Keeping a Journal
Why Keep a Journal?
There are many different reasons why you might want to keep a journal, including:
- For interest to record your observations or daily thoughts
- To help you express difficult issues in a 'safe' way
- To analyse and find solutions for difficulties
- As a form of meditative practice or self-discipline.
Keeping a Self-Esteem Journal
This webpage focuses on the kind of journal that might help you to understand low self-esteem if you experience it and to build your self-esteem. The principal idea behind it is to note down negative or self-critical thoughts in your journal and to challenge them in realistic ways so that they lose some of their hold on you.
1. Use a record keeping system that feels good and personal to you - that might be a notebook that you like or sheets of paper bound together or something else.

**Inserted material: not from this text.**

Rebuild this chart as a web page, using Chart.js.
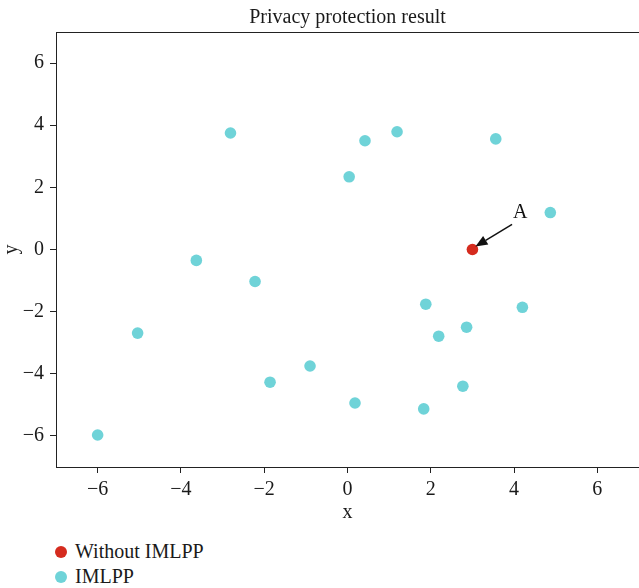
<!DOCTYPE html>
<html>
<head>
<meta charset="utf-8">
<script src="https://cdn.jsdelivr.net/npm/chart.js@4/dist/chart.umd.min.js"></script>
<style>
    body { margin: 0; background: #fff; }
    #wrap { position: relative; width: 639px; height: 588px; }
    #legend { position: absolute; left: 55px; top: 539px; font-family: 'Liberation Serif', serif; font-size: 20px; color: #1a1a1a; }
    #legend div { height: 25px; line-height: 25px; }
    #legend span.dot { display: inline-block; width: 12px; height: 12px; border-radius: 50%; margin-right: 8px; vertical-align: 0px; }
</style>
</head>
<body>
<div id="wrap">
    <canvas id="chart" width="639" height="525"></canvas>
    <div id="legend"></div>
</div>
<script>
// Data
const baseLabel = 'Without IMLPP';
const baseX = [3];
const baseY = [0];

const imlppLabel = 'IMLPP';
const imlppX = [-2.81, 0.42, 1.19, 3.56, 0.04, 4.87, -3.63, -2.22, 1.88, 4.20, -5.04, 2.86, 2.19, -0.90, -1.86, 2.77, 0.18, 1.83, -6.0];
const imlppY = [3.75, 3.50, 3.79, 3.56, 2.34, 1.19, -0.35, -1.03, -1.76, -1.86, -2.69, -2.50, -2.79, -3.75, -4.27, -4.40, -4.94, -5.13, -5.97];

const xTicks = [-6, -4, -2, 0, 2, 4, 6];
const yTicks = [-6, -4, -2, 0, 2, 4, 6];

// annotation: text at (4, 1) pointing at (3, 0)
const noteText = 'A';
const noteFrom = [4, 1];
const noteTo = [3, 0];

const titleText = 'Privacy protection result';
const serif = "'Liberation Serif', 'DejaVu Serif', serif";
const ink = '#1a1a1a';
const red = '#d52b1e';
const cyan = '#6fd3d8';

const toPoints = (xs, ys) => xs.map((x, i) => ({ x: x, y: ys[i] }));
const minus = v => String(v).replace('-', '\u2212');

// frame (right edge falls off the canvas) + title centred over the plot area
const frame = {
    id: 'frame',
    afterDraw(chart) {
        const { ctx, chartArea: a } = chart;
        ctx.save();
        ctx.strokeStyle = '#222';
        ctx.lineWidth = 1;
        ctx.strokeRect(a.left + 0.5, a.top + 0.5, a.right - a.left, a.bottom - a.top);
        ctx.font = '20px ' + serif;
        ctx.fillStyle = ink;
        ctx.textAlign = 'center';
        ctx.textBaseline = 'alphabetic';
        ctx.fillText(titleText, (a.left + a.right) / 2, 23);
        ctx.restore();
    }
};

const note = {
    id: 'note',
    afterDatasetsDraw(chart) {
        const { ctx, scales } = chart;
        const tx = scales.x.getPixelForValue(noteFrom[0]);
        const ty = scales.y.getPixelForValue(noteFrom[1]);
        const px = scales.x.getPixelForValue(noteTo[0]);
        const py = scales.y.getPixelForValue(noteTo[1]);

        ctx.save();
        ctx.font = '20px ' + serif;
        ctx.fillStyle = '#111';
        ctx.textAlign = 'left';
        ctx.textBaseline = 'alphabetic';
        ctx.fillText(noteText, tx - 1, ty);

        // arrow from below the text to the point
        const sx = tx - 2, sy = ty + 6;
        const ex = px + 3, ey = py - 3;
        const ang = Math.atan2(ey - sy, ex - sx);
        const head = 12, half = 5;
        const bx = ex - head * Math.cos(ang), by = ey - head * Math.sin(ang);
        ctx.strokeStyle = '#111';
        ctx.lineWidth = 1.5;
        ctx.beginPath();
        ctx.moveTo(sx, sy);
        ctx.lineTo(bx, by);
        ctx.stroke();
        ctx.beginPath();
        ctx.moveTo(ex, ey);
        ctx.lineTo(bx + half * Math.sin(ang), by - half * Math.cos(ang));
        ctx.lineTo(bx - half * Math.sin(ang), by + half * Math.cos(ang));
        ctx.closePath();
        ctx.fill();
        ctx.restore();
    }
};

const axisCommon = {
    min: -7,
    max: 7,
    border: { display: true, color: '#222', width: 1 },
    grid: { drawOnChartArea: false, drawTicks: true, tickLength: 6, color: '#222' },
};

const noPad = s => { s.paddingLeft = 0; s.paddingRight = 0; s.paddingTop = 0; s.paddingBottom = 0; };

const chart = new Chart(document.getElementById('chart'), {
    type: 'scatter',
    data: {
        datasets: [
            {
                label: imlppLabel,
                data: toPoints(imlppX, imlppY),
                backgroundColor: cyan,
                borderWidth: 0,
                pointRadius: 5.8,
                order: 2
            },
            {
                label: baseLabel,
                data: toPoints(baseX, baseY),
                backgroundColor: red,
                borderWidth: 0,
                pointRadius: 5.8,
                order: 1
            }
        ]
    },
    options: {
        responsive: false,
        animation: false,
        layout: { autoPadding: false, padding: { left: 0, right: 0, top: 32, bottom: 0 } },
        plugins: {
            legend: { display: false },
            tooltip: { enabled: false },
            title: { display: false }
        },
        scales: {
            x: {
                ...axisCommon,
                type: 'linear',
                position: 'bottom',
                afterBuildTicks: s => { s.ticks = xTicks.map(v => ({ value: v })); },
                afterFit: s => { s.height = 58; noPad(s); },
                ticks: {
                    color: ink,
                    padding: 5,
                    font: { family: serif, size: 20 },
                    callback: v => minus(v)
                },
                title: {
                    display: true,
                    text: 'x',
                    color: ink,
                    font: { family: serif, size: 20 },
                    padding: { top: 0, bottom: 0 }
                }
            },
            y: {
                ...axisCommon,
                type: 'linear',
                position: 'left',
                afterBuildTicks: s => { s.ticks = yTicks.map(v => ({ value: v })); },
                afterFit: s => { s.width = 56; noPad(s); },
                ticks: {
                    color: ink,
                    padding: 6,
                    font: { family: serif, size: 20 },
                    callback: v => minus(v)
                },
                title: {
                    display: true,
                    text: 'y',
                    color: ink,
                    font: { family: serif, size: 20 },
                    padding: { top: 0, bottom: 0 }
                }
            }
        }
    },
    plugins: [frame, note]
});

// legend below the chart, in the order of the reference
const legend = document.getElementById('legend');
[[baseLabel, red], [imlppLabel, cyan]].forEach(([label, color]) => {
    const row = document.createElement('div');
    row.innerHTML = '<span class="dot" style="background:' + color + '"></span>' + label;
    legend.appendChild(row);
});
</script>
</body>
</html>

Whatever system you use try to use one which you personally like or can take pride in.
2. Write something in your journal everyday. At first write all the different things that you are feeling and thinking about daily events and how your life is going and how you are acting. Note down your thoughts and feelings, anxieties, wishes, hopes, successes, frustrations and what happens on a daily basis. For a few days or a week do this without analysing.
3. After a few days or a week (whatever time is sufficient for you to have collected a reasonable amount of material) look back at the journal you have kept so far and observe out the negative or self-critical comments that you have made. Ask yourself:
- What patterns keep coming up in the negative or self-critical thoughts?
- Is there a particular voice associated with the negative or self-critical thoughts? - A male or female voice? Someone from your past or present? Can you identify who might first have made these kind of comments about you or triggered you into associating them with yourself?
4. Next, commit to challenging and replacing the negative voices and self-critical statements that you identified above. To do this, each time that you find yourself writing a negative or self-critical thought in your journal:
- Imagine what you would tell a friend of yours who expresses a thought like that about themself or their situation and write that down in your journal next to the self-critical thought or
- If you recognise a particular voice or identity behind the self-critical thought linked to someone you know, then ask yourself what issues they may have which prompted them to speak like that, because the negative comments may reveal something about them rather than you. Write that down in your journal.
- Also record in your journal any reasons that someone you respect who knows you well and values you might give for suggesting that the negative voices are too extreme in their criticism of you or inaccurate.
5. As well as challenging the negative voices in the ways indicated above:
- Think of someone from your past or present who is positive towards you in a genuine and helpful way. Someone who supports you and respects you. Imagine them being with you and write down in the journal the positive comments that they might make about you in response to your negative self-critical voices and/or
- Imagine yourself taking the role of a supportive and loving parent to yourself and write down from the perspective of that supportive role what you would say in response to the negative self-critical comments.
If this process for keeping a journal to address negative inner voices helps to build your self-esteem in a reasonable way then keep it up for as long as you find it helpful.